%%

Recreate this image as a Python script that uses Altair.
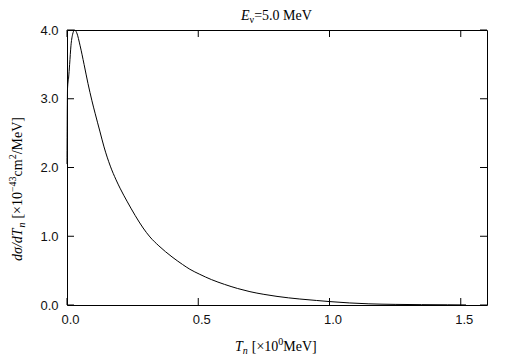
import altair as alt
import pandas as pd

# curve
T_n = [0.0, 0.002, 0.006, 0.010, 0.015, 0.021, 0.029, 0.037, 0.05, 0.065, 0.080,
       0.095, 0.107, 0.125, 0.141, 0.165, 0.187, 0.202, 0.23, 0.26, 0.29, 0.316,
       0.35, 0.40, 0.44, 0.468, 0.506, 0.55, 0.60, 0.65, 0.697, 0.75, 0.80, 0.887,
       0.95, 1.0, 1.077, 1.15, 1.25, 1.35, 1.45, 1.52]
dsig = [2.05, 3.15, 3.30, 3.50, 3.77, 3.93, 4.00, 3.96, 3.77, 3.50, 3.22,
        2.97, 2.79, 2.53, 2.30, 2.02, 1.82, 1.70, 1.50, 1.30, 1.12, 0.99,
        0.86, 0.70, 0.59, 0.52, 0.446, 0.37, 0.30, 0.24, 0.194, 0.155, 0.125, 0.087,
        0.066, 0.05, 0.03, 0.017, 0.009, 0.005, 0.003, 0.001]

x_ticks = [0.0, 0.5, 1.0, 1.5]
y_ticks = [0.0, 1.0, 2.0, 3.0, 4.0]

# text pieces: (text, size, italic, kind, gap before in px)  kind: n=normal, sub, sup
title_parts = [("E", 14, True, "n", 0), ("ν", 10, False, "sub", 0),
               ("=5.0 MeV", 14, False, "n", 0)]
x_title_parts = [("T", 14, True, "n", 0), ("n", 10, True, "sub", 0), ("[×10", 14, False, "n", 4),
                 ("0", 10, False, "sup", 0), ("MeV]", 14, False, "n", 0)]
y_title_parts = [("dσ/dT", 14, True, "n", 0), ("n", 10, True, "sub", 0), ("[×10", 14, False, "n", 4),
                 ("−43", 10, False, "sup", 0), ("cm", 14, False, "n", 0), ("2", 10, False, "sup", 0),
                 ("/MeV]", 14, False, "n", 0)]

W, H = 420, 275

df = pd.DataFrame({"T": T_n, "v": dsig})
xt = pd.DataFrame({"T": x_ticks})
yt = pd.DataFrame({"v": y_ticks})

xs = alt.Scale(domain=[0, 1.6], nice=False)
ys = alt.Scale(domain=[0, 4], nice=False)

x_axis = alt.Axis(values=x_ticks, format=".1f", ticks=False, domain=False, grid=False,
                  labelFont="Liberation Sans", labelFontSize=13, labelColor="#111",
                  labelPadding=8, labelFlush=False, labelOffset=3, title=None)
y_axis = alt.Axis(values=y_ticks, format=".1f", ticks=False, domain=False, grid=False,
                  labelFont="Liberation Sans", labelFontSize=13, labelColor="#111",
                  labelPadding=9, labelFlush=False, title=None)

line = alt.Chart(df).mark_line(color="black", strokeWidth=1, interpolate="monotone").encode(
    x=alt.X("T:Q", scale=xs, axis=x_axis),
    y=alt.Y("v:Q", scale=ys, axis=y_axis),
)

tick_len = 7
xt_bottom = alt.Chart(xt).mark_rule(color="black", strokeWidth=1).encode(
    x=alt.X("T:Q", scale=xs, axis=x_axis), y=alt.value(H), y2=alt.value(H - tick_len))
xt_top = alt.Chart(xt).mark_rule(color="black", strokeWidth=1).encode(
    x=alt.X("T:Q", scale=xs, axis=x_axis), y=alt.value(0), y2=alt.value(tick_len))
yt_left = alt.Chart(yt).mark_rule(color="black", strokeWidth=1).encode(
    y=alt.Y("v:Q", scale=ys, axis=y_axis), x=alt.value(0), x2=alt.value(tick_len))
yt_right = alt.Chart(yt).mark_rule(color="black", strokeWidth=1).encode(
    y=alt.Y("v:Q", scale=ys, axis=y_axis), x=alt.value(W), x2=alt.value(W - tick_len))


def em_width(s, size):
    # approximate Times advance widths (em units)
    w = {"E": 0.611, "T": 0.556, "M": 0.889, "V": 0.722, "e": 0.444, "n": 0.5,
         "c": 0.444, "m": 0.778, "d": 0.5, "σ": 0.55, "ν": 0.46, "/": 0.278,
         " ": 0.25, "[": 0.333, "]": 0.333, "×": 0.564, "=": 0.564,
         ".": 0.25, "−": 0.564}
    return sum(w.get(ch, 0.5) for ch in s) * size


def pieces(parts, x0, y0, vertical=False):
    layers = []
    pos = 0.0
    for text, size, italic, kind, gap in parts:
        pos += gap
        shift = {"n": 0, "sub": 3, "sup": -6}[kind]
        if vertical:
            px, py, ang = x0 + shift, y0 - pos, 270
        else:
            px, py, ang = x0 + pos, y0 + shift, 0
        layers.append(
            alt.Chart(pd.DataFrame({"t": [text]})).mark_text(
                font="Liberation Serif", fontSize=size, color="black",
                fontStyle="italic" if italic else "normal",
                baseline="alphabetic", align="left", angle=ang,
            ).encode(text="t:N", x=alt.value(px), y=alt.value(py))
        )
        pos += em_width(text, size)
    return layers


texts = (pieces(title_parts, 174, -10.5)
         + pieces(x_title_parts, 168, 321)
         + pieces(y_title_parts, -45, 231, vertical=True))

chart = alt.layer(line, xt_bottom, xt_top, yt_left, yt_right, *texts).properties(
    width=W, height=H,
    autosize=alt.AutoSizeParams(type="none"),
    padding={"left": 59, "top": 22, "right": 10, "bottom": 56},
    background="white",
).configure_view(stroke="black", strokeWidth=1)

chart.save("out.html", embed_options={"renderer": "svg", "actions": False})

%%

Exercise goal = Your task is to restate word for word the lines from the top of the data to the line containing "y_ticks = [0.0, 1.0, 2.0, 3.0, 4.0]", both ends included, with every picture left out.

Completed task =
Recreate this image as a Python script that uses Altair.
import altair as alt
import pandas as pd

# curve
T_n = [0.0, 0.002, 0.006, 0.010, 0.015, 0.021, 0.029, 0.037, 0.05, 0.065, 0.080,
       0.095, 0.107, 0.125, 0.141, 0.165, 0.187, 0.202, 0.23, 0.26, 0.29, 0.316,
       0.35, 0.40, 0.44, 0.468, 0.506, 0.55, 0.60, 0.65, 0.697, 0.75, 0.80, 0.887,
       0.95, 1.0, 1.077, 1.15, 1.25, 1.35, 1.45, 1.52]
dsig = [2.05, 3.15, 3.30, 3.50, 3.77, 3.93, 4.00, 3.96, 3.77, 3.50, 3.22,
        2.97, 2.79, 2.53, 2.30, 2.02, 1.82, 1.70, 1.50, 1.30, 1.12, 0.99,
        0.86, 0.70, 0.59, 0.52, 0.446, 0.37, 0.30, 0.24, 0.194, 0.155, 0.125, 0.087,
        0.066, 0.05, 0.03, 0.017, 0.009, 0.005, 0.003, 0.001]

x_ticks = [0.0, 0.5, 1.0, 1.5]
y_ticks = [0.0, 1.0, 2.0, 3.0, 4.0]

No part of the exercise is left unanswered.